Its been my experience that Zend is far too slow to handle any large applications. We (my employer) had to ditch a CMS that we had developed on top of Zend because it simply took far too long between request and response.

 

You may say it wasn't optimized, but believe me, we spent a good two months trying to optimize it because we weren't willing to drop 12 months worth of development without a fight. In the end though, we just couldn't get the performance we required.

 

A much smaller custom framework has since been developed and is producing MUCH better results.

ZF definitely seems to be less responsive than other MVC frameworks out there. But, it's a framework that's not going away anytime soon. One of the major goals for ZF 2.0 is improving the performance. There's also a section in the documentation dedicated to improving performance: http://framework.zend.com/manual/en/performance.html

 

In my humble opinion, ZF is great for larger projects, because of how robust and easy to extend it is. But the extra overhead isn't worth it for smaller projects. Although, my blog is a very small project and developing it on ZF is a pleasant experience.

@robcrozier As you can tell by the comment of @thorpe choosing a framework is no easy task. My point - although not really clear - is that each framework has different goals and these may or may not suit your project, choose wisely.

 

However from my personal experience I can advise you not to use CI nor CakePHP (which is a bottleneck of it's own, unless you are really experienced with the framework and know where these bottlenecks are and how to fix them).

 

For a legacy product I had to implement a few new features and learn CI along the way - which sounded interesting at first - until I found myself in the deep-end, frustrated as to why I could not just pass the "Active Record" to a function and modify it (or reset everything for that matter), or simply parse the query or create a simple UNION statement.

 

Create a pre-defined set of requirements. Find and select the frameworks that fulfill these requirements and benchmark the hell out of it! The single framework that beats all tests is the one you want.

Some really useful comments there guys!  Thanks for all of the input so far.

 

After reading your comments i think i will stay away from CI and Cake for this one, although ZF does seem to have it's drawbacks too, clearly.  Although i like the fact that it's well maintained and there is an active community for ZF out there.  I have also heard stories of v.large e-commerce platforms using ZF in the past.  Reassuring!

 

Are there any other frameworks out there that people have worked with that have perhaps been overlooked?  Maybe some smaller MVC frameworks that are perhaps less bloated that the three main ones discussed here (CI, Cake, and ZF)?

 

  • 3 weeks later...
  • 3 weeks later...

I've been using the Zend Framework since ver. 0.2 and I can really credit a lot of my growth as a developer to it.
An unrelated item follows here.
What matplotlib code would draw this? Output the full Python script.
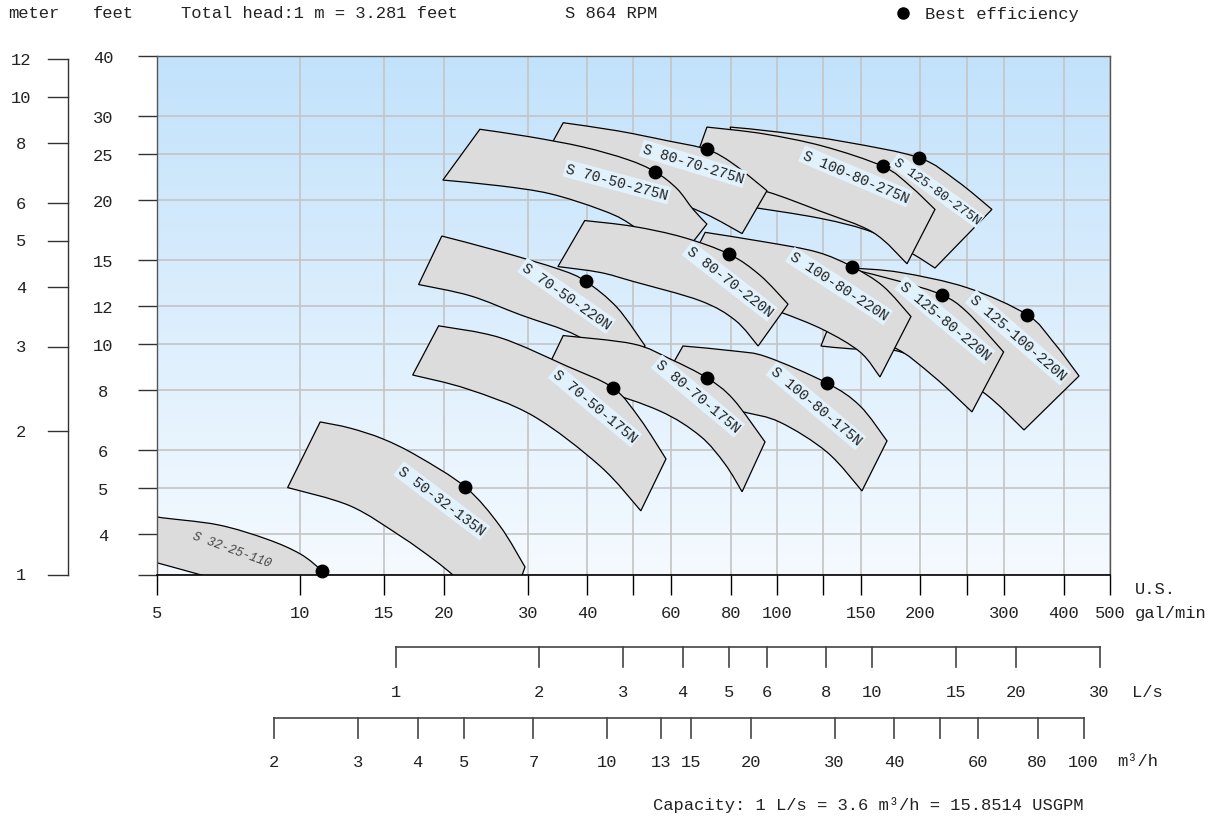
import matplotlib
matplotlib.use("Agg")
import matplotlib.pyplot as plt
import matplotlib.transforms as mtransforms
from matplotlib.lines import Line2D
from matplotlib.patches import PathPatch
from matplotlib.path import Path
from matplotlib.ticker import FixedLocator, FixedFormatter, NullLocator
import numpy as np

plt.rcParams["font.family"] = ["Liberation Mono", "DejaVu Sans"]

FT_PER_M = 3.281
GPM_PER_LPS = 15.8514
GPM_PER_M3H = GPM_PER_LPS / 3.6

# axis scales
gpm_ticks = [5, 10, 15, 20, 30, 40, 50, 60, 80, 100, 125, 150, 200, 250, 300, 400, 500]
gpm_labels = ["5", "10", "15", "20", "30", "40", "", "60", "80", "100", "", "150", "200", "", "300", "400", "500"]
feet_ticks = [FT_PER_M, 4, 5, 6, 8, 10, 12, 15, 20, 25, 30, 40]
feet_labels = ["", "4", "5", "6", "8", "10", "12", "15", "20", "25", "30", "40"]
meter_ticks = [1, 2, 3, 4, 5, 6, 8, 10, 12]
lps_ticks = [1, 2, 3, 4, 5, 6, 8, 10, 15, 20, 30]
m3h_ticks = [2, 3, 4, 5, 7, 10, 13, 15, 20, 30, 40, 50, 60, 80, 100]
m3h_labels = ["2", "3", "4", "5", "7", "10", "13", "15", "20", "30", "40", "", "60", "80", "100"]

# pump curves, (gal/min, feet): upper curve and lower curve, left to right
S125_80_275N_TOP = [(79.8, 28.4), (101.5, 27.7), (140.3, 26.4), (198.6, 24.5), (238.7, 21.9), (282.6, 19.1)]
S125_80_275N_BOT = [(85.7, 19.4), (123.1, 18.3), (159.0, 17.1), (193.0, 15.4), (214.6, 14.4)]
S100_80_275N_TOP = [(71.3, 28.4), (93.5, 27.5), (125.0, 25.9), (166.9, 23.5), (190.2, 21.4), (214.6, 19.1)]
S100_80_275N_BOT = [(65.7, 22.6), (76.0, 21.9), (95.3, 20.8), (123.1, 18.95), (159.0, 17.1), (187.5, 14.7)]
S80_70_275N_TOP = [(35.6, 29.0), (46.2, 27.9), (58.8, 26.6), (71.3, 25.5), (80.9, 23.8), (95.3, 20.9)]
S80_70_275N_BOT = [(31.1, 22.7), (42.5, 21.8), (56.8, 20.3), (70.7, 18.7), (84.5, 17.0)]
S70_50_275N_TOP = [(23.8, 28.1), (30.3, 27.1), (39.2, 25.8), (48.5, 24.3), (55.5, 22.9), (61.7, 21.1), (66.7, 19.1), (71.3, 17.8)]
S70_50_275N_BOT = [(19.9, 22.0), (26.2, 21.4), (33.4, 20.6), (42.5, 19.1), (49.2, 17.8), (62.0, 14.9)]

S125_100_220N_TOP = [(143.7, 14.4), (181.2, 14.1), (250.5, 13.1), (334.8, 11.5), (379.7, 10.1), (430.5, 8.56)]
S125_100_220N_BOT = [(123.7, 9.89), (144.4, 9.75), (175.2, 9.70), (212.6, 9.02), (270.6, 7.92), (330.0, 6.6)]
S125_80_220N_TOP = [(144.4, 14.3), (181.2, 13.5), (222.0, 12.65), (250.5, 11.65), (299.0, 9.61)]
S125_80_220N_BOT = [(134.3, 10.5), (175.2, 9.84), (212.6, 8.56), (256.6, 7.2)]
S100_80_220N_TOP = [(70.7, 17.1), (95.3, 16.3), (121.4, 15.55), (143.7, 14.5), (166.9, 13.2), (191.1, 11.4)]
S100_80_220N_BOT = [(62.6, 13.5), (83.7, 12.4), (101.5, 11.65), (125.0, 10.7), (149.4, 9.61), (164.5, 8.52)]
S80_70_220N_TOP = [(39.5, 18.1), (49.9, 17.6), (63.5, 16.7), (79.3, 15.4), (92.2, 13.9), (105.5, 12.1)]
S80_70_220N_BOT = [(34.7, 14.5), (42.5, 14.1), (49.9, 13.5), (69.0, 12.3), (81.7, 11.2), (91.3, 9.89)]
S70_50_220N_TOP = [(19.8, 16.8), (26.2, 15.6), (35.0, 14.3), (39.7, 13.5), (46.2, 11.9), (52.9, 9.89)]
S70_50_220N_BOT = [(17.7, 13.3), (22.7, 12.6), (28.9, 11.5), (38.0, 10.4), (45.7, 9.07)]

S100_80_175N_TOP = [(63.5, 9.89), (81.7, 9.65), (95.3, 9.38), (127.4, 8.27), (149.4, 7.41), (170.2, 6.26)]
S100_80_175N_BOT = [(55.5, 7.81), (69.0, 7.55), (84.9, 7.2), (101.5, 6.85), (127.4, 5.93), (150.8, 4.92)]
S80_70_175N_TOP = [(35.6, 10.4), (49.9, 9.99), (59.7, 9.29), (71.3, 8.48), (80.9, 7.66), (94.4, 6.23)]
S80_70_175N_BOT = [(31.8, 8.23), (42.5, 7.96), (56.8, 7.23), (69.0, 6.41), (77.8, 5.6), (84.5, 4.9)]
S70_50_175N_TOP = [(19.5, 10.9), (26.2, 10.3), (36.2, 8.98), (45.3, 8.08), (51.6, 6.96), (58.5, 5.74)]
S70_50_175N_BOT = [(17.2, 8.6), (22.4, 8.04), (30.8, 7.06), (42.5, 5.55), (51.8, 4.47)]

S50_32_135N_TOP = [(11.0, 6.86), (12.7, 6.66), (14.9, 6.32), (17.6, 5.82), (22.2, 5.01), (26.2, 4.16), (29.6, 3.41)]
S50_32_135N_BOT = [(9.4, 5.0), (12.7, 4.58), (16.2, 3.96), (19.0, 3.54), (20.9, 3.28), (21.4, 3.19), (28.9, 3.19)]
S32_25_110_TOP = [(4.6, 4.47), (5.0, 4.34), (6.7, 4.18), (8.5, 3.90), (10.0, 3.63), (11.1, 3.35), (11.7, 3.19)]
S32_25_110_BOT = [(4.6, 3.56), (5.0, 3.48), (6.2, 3.28), (6.6, 3.22)]

# best efficiency points
bep_q = [198.6, 166.9, 71.3, 55.5, 334.8, 222.0, 143.7, 79.3, 39.7, 127.4, 71.3, 45.3, 22.2, 11.1]
bep_h = [24.5, 23.5, 25.5, 22.9, 11.5, 12.65, 14.5, 15.4, 13.5, 8.27, 8.48, 8.08, 5.01, 3.35]

# draw order: back to front
pumps = [
    ("S 125-80-275N", S125_80_275N_TOP, S125_80_275N_BOT),
    ("S 100-80-275N", S100_80_275N_TOP, S100_80_275N_BOT),
    ("S 80-70-275N", S80_70_275N_TOP, S80_70_275N_BOT),
    ("S 70-50-275N", S70_50_275N_TOP, S70_50_275N_BOT),
    ("S 125-100-220N", S125_100_220N_TOP, S125_100_220N_BOT),
    ("S 125-80-220N", S125_80_220N_TOP, S125_80_220N_BOT),
    ("S 100-80-220N", S100_80_220N_TOP, S100_80_220N_BOT),
    ("S 80-70-220N", S80_70_220N_TOP, S80_70_220N_BOT),
    ("S 70-50-220N", S70_50_220N_TOP, S70_50_220N_BOT),
    ("S 100-80-175N", S100_80_175N_TOP, S100_80_175N_BOT),
    ("S 80-70-175N", S80_70_175N_TOP, S80_70_175N_BOT),
    ("S 70-50-175N", S70_50_175N_TOP, S70_50_175N_BOT),
    ("S 50-32-135N", S50_32_135N_TOP, S50_32_135N_BOT),
    ("S 32-25-110", S32_25_110_TOP, S32_25_110_BOT),
]

# label placement (gal/min, feet, rotation)
label_pos = {
    "S 125-80-275N": (216.7, 20.9, -36),
    "S 100-80-275N": (146.2, 22.4, -23),
    "S 80-70-275N": (66.7, 23.8, -17),
    "S 70-50-275N": (46.2, 21.8, -15),
    "S 125-100-220N": (320.5, 10.3, -41),
    "S 125-80-220N": (225.2, 11.2, -40),
    "S 100-80-220N": (135.0, 13.2, -33),
    "S 80-70-220N": (79.6, 13.5, -38),
    "S 70-50-220N": (36.2, 12.6, -35),
    "S 100-80-175N": (120.8, 7.41, -40),
    "S 80-70-175N": (68.3, 7.77, -40),
    "S 70-50-175N": (41.5, 7.41, -40),
    "S 50-32-135N": (19.8, 4.69, -37),
    "S 32-25-110": (7.18, 3.72, -20),
}

W, H = 1219, 820
FS = 12.3


def fx(px):
    return px / W


def fy(py):
    return 1 - py / H


def smooth_segments(pts):
    # catmull-rom through the read points, done in log space so it is smooth on screen
    p = np.log10(np.array(pts, dtype=float))
    verts, codes = [], []
    n = len(p)
    for i in range(n - 1):
        p0 = p[max(i - 1, 0)]
        p1, p2 = p[i], p[i + 1]
        p3 = p[min(i + 2, n - 1)]
        c1 = p1 + (p2 - p0) / 6.0
        c2 = p2 - (p3 - p1) / 6.0
        verts += [c1, c2, p2]
        codes += [Path.CURVE4] * 3
    return verts, codes


def pump_path(top, bot):
    verts = [np.log10(np.array(top[0], dtype=float))]
    codes = [Path.MOVETO]
    v, c = smooth_segments(top)
    verts += v
    codes += c
    verts.append(np.log10(np.array(bot[-1], dtype=float)))
    codes.append(Path.LINETO)
    v, c = smooth_segments(bot[::-1])
    verts += v
    codes += c
    verts.append(verts[0])
    codes.append(Path.CLOSEPOLY)
    return Path(10 ** np.array(verts), codes)


fig = plt.figure(figsize=(W / 100, H / 100), dpi=100)
rect = [fx(157), fy(576), fx(1110) - fx(157), fy(57) - fy(576)]

# gradient background
bg = fig.add_axes(rect, zorder=0)
t = np.linspace(0, 1, 200)[:, None]
top_c = np.array([194, 226, 251]) / 255.0
bot_c = np.array([245, 250, 255]) / 255.0
grad = top_c[None, None, :] * (1 - t[..., None]) + bot_c[None, None, :] * t[..., None]
bg.imshow(grad, aspect="auto", extent=[0, 1, 0, 1])
bg.axis("off")

ax = fig.add_axes(rect, zorder=1)
ax.set_facecolor("none")
ax.set_xscale("log")
ax.set_yscale("log")
ax.set_axisbelow(True)

for name, top, bot in pumps:
    ax.add_patch(PathPatch(pump_path(top, bot), facecolor="#dcdcdc", edgecolor="black", linewidth=0.9))

ax.plot(bep_q, bep_h, "o", color="black", markersize=9, zorder=6, clip_on=False)

for name, top, bot in pumps:
    q, h, rot = label_pos[name]
    if name == "S 32-25-110":
        ax.text(q, h, name, rotation=rot, rotation_mode="anchor", ha="center", va="center",
                fontsize=9, color="#444444", style="italic", zorder=7)
    else:
        size = 9.5 if name == "S 125-80-275N" else 10.5
        ax.text(q, h, name, rotation=rot, rotation_mode="anchor", ha="center", va="center",
                fontsize=size, color="#222222", zorder=7,
                bbox=dict(boxstyle="square,pad=0.12", facecolor="#e2f2fc", edgecolor="none"))

ax.xaxis.set_major_locator(FixedLocator(gpm_ticks))
ax.xaxis.set_major_formatter(FixedFormatter(gpm_labels))
ax.xaxis.set_minor_locator(NullLocator())
ax.yaxis.set_major_locator(FixedLocator(feet_ticks))
ax.yaxis.set_major_formatter(FixedFormatter(feet_labels))
ax.yaxis.set_minor_locator(NullLocator())
ax.grid(True, which="major", color="#c4c4c4", linewidth=1.2)

ax.tick_params(axis="x", direction="out", length=14.4, width=1.0, color="black",
               pad=7, labelsize=FS, labelcolor="#222222")
ax.tick_params(axis="y", direction="out", length=13.7, width=1.0, color="#333333",
               pad=25.2, labelsize=FS, labelcolor="#222222")
for lbl in ax.get_yticklabels():
    lbl.set_horizontalalignment("center")

for side in ["left", "top", "right"]:
    ax.spines[side].set_color("#555555")
    ax.spines[side].set_linewidth(1.0)
ax.spines["bottom"].set_color("black")
ax.spines["bottom"].set_linewidth(1.2)

# meter scale on the far left
tr_y = mtransforms.blended_transform_factory(fig.transFigure, ax.transData)
ax.plot([fx(68), fx(68)], [meter_ticks[0] * FT_PER_M, meter_ticks[-1] * FT_PER_M],
        transform=tr_y, color="#333333", lw=1.0, clip_on=False)
for m in meter_ticks:
    ax.plot([fx(48), fx(68)], [m * FT_PER_M] * 2, transform=tr_y, color="#333333", lw=1.0, clip_on=False)
    ax.text(fx(21), m * FT_PER_M, str(m), transform=tr_y, ha="center", va="center",
            fontsize=FS, color="#222222")

# L/s and m3/h scales below
tr_x = mtransforms.blended_transform_factory(ax.transData, fig.transFigure)


def flow_scale(ticks, labels, factor, y_line, y_label):
    q = [v * factor for v in ticks]
    ax.plot([q[0], q[-1]], [fy(y_line)] * 2, transform=tr_x, color="#444444", lw=1.2, clip_on=False)
    for qi, lab in zip(q, labels):
        ax.plot([qi, qi], [fy(y_line), fy(y_line + 20)], transform=tr_x,
                color="#444444", lw=1.2, clip_on=False)
        if lab:
            ax.text(qi, fy(y_label), lab, transform=tr_x, ha="center", va="center",
                    fontsize=FS, color="#222222")


flow_scale(lps_ticks, [str(v) for v in lps_ticks], GPM_PER_LPS, 648, 693)
flow_scale(m3h_ticks, m3h_labels, GPM_PER_M3H, 719, 763)

ax.set_xlim(5, 500)
ax.set_ylim(FT_PER_M, 40)

txt = dict(fontsize=FS, color="#222222", va="center")
fig.text(fx(8), fy(14), "meter", ha="left", **txt)
fig.text(fx(93), fy(14), "feet", ha="left", **txt)
fig.text(fx(181), fy(14), "Total head:1 m = 3.281 feet", ha="left", **txt)
fig.text(fx(565), fy(14), "S 864 RPM", ha="left", **txt)
fig.add_artist(Line2D([fx(903)], [fy(14)], marker="o", markersize=8, color="black",
                      transform=fig.transFigure))
fig.text(fx(925), fy(14), "Best efficiency", ha="left", **txt)

fig.text(fx(1135), fy(590), "U.S.", ha="left", **txt)
fig.text(fx(1135), fy(614), "gal/min", ha="left", **txt)
fig.text(fx(1132), fy(693), "L/s", ha="left", **txt)
fig.text(fx(1117), fy(762), "m³/h", ha="left", **txt)
fig.text(fx(868), fy(805), "Capacity: 1 L/s = 3.6 m³/h = 15.8514 USGPM", ha="center", **txt)

fig.savefig("out.png", dpi=100)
Obviously not perfect, it's still the best written PHP framework on the market.

 

to Thorpe and others who experienced performance issues - I can't comment on your specific situation, but from my experience the framework was never the bottleneck. One of our ZF projects scaled from one dedicated server that was squeezed to the max to now 28 servers and growing. We encountered database bottleneck, apache bottlenecks, memory bottlenecks, network issues, but the framework was never the problem. If anything, the high maintainability of code written with ZF has allowed us to quickly evaluate and optimize bottlenecks easily.

 

I'd really recommend the ZF to anyone who wants to get started with a framework - just a word of caution, there is some learning curve involved. Just brace yourself and you'd reap the rewards in the long run.
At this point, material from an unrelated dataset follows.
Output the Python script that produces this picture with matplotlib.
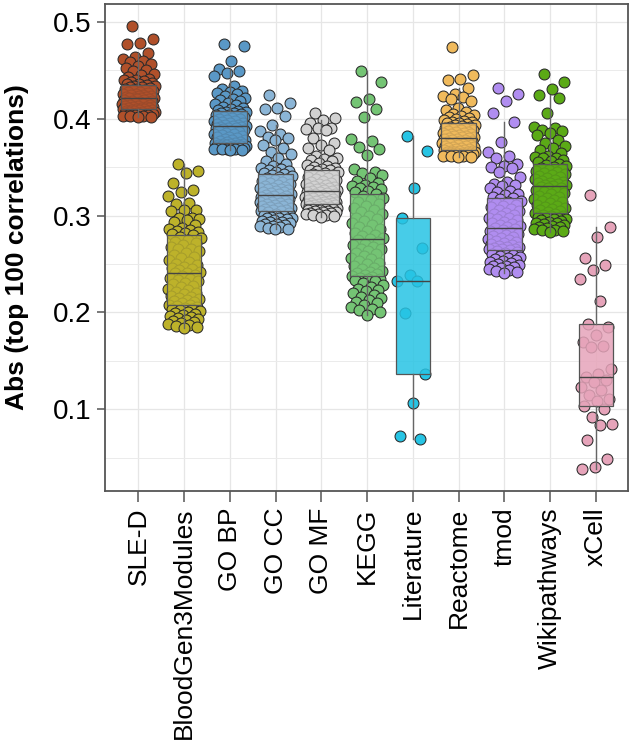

to Thorpe and others who experienced performance issues - I can't comment on your specific situation, but from my experience the framework was never the bottleneck.

 

After eliminating the framework and writing my own, simpler MVC the bottleneck was removed. Even though I pulled and we still use the exact models from the application (Doctrine).

 

I haven't really had time since to investigate further and have since moved on. But it seems logical to me that Zend was indeed the bottleneck. Of course, I could definitely have configured it / used it incorrectly at the time.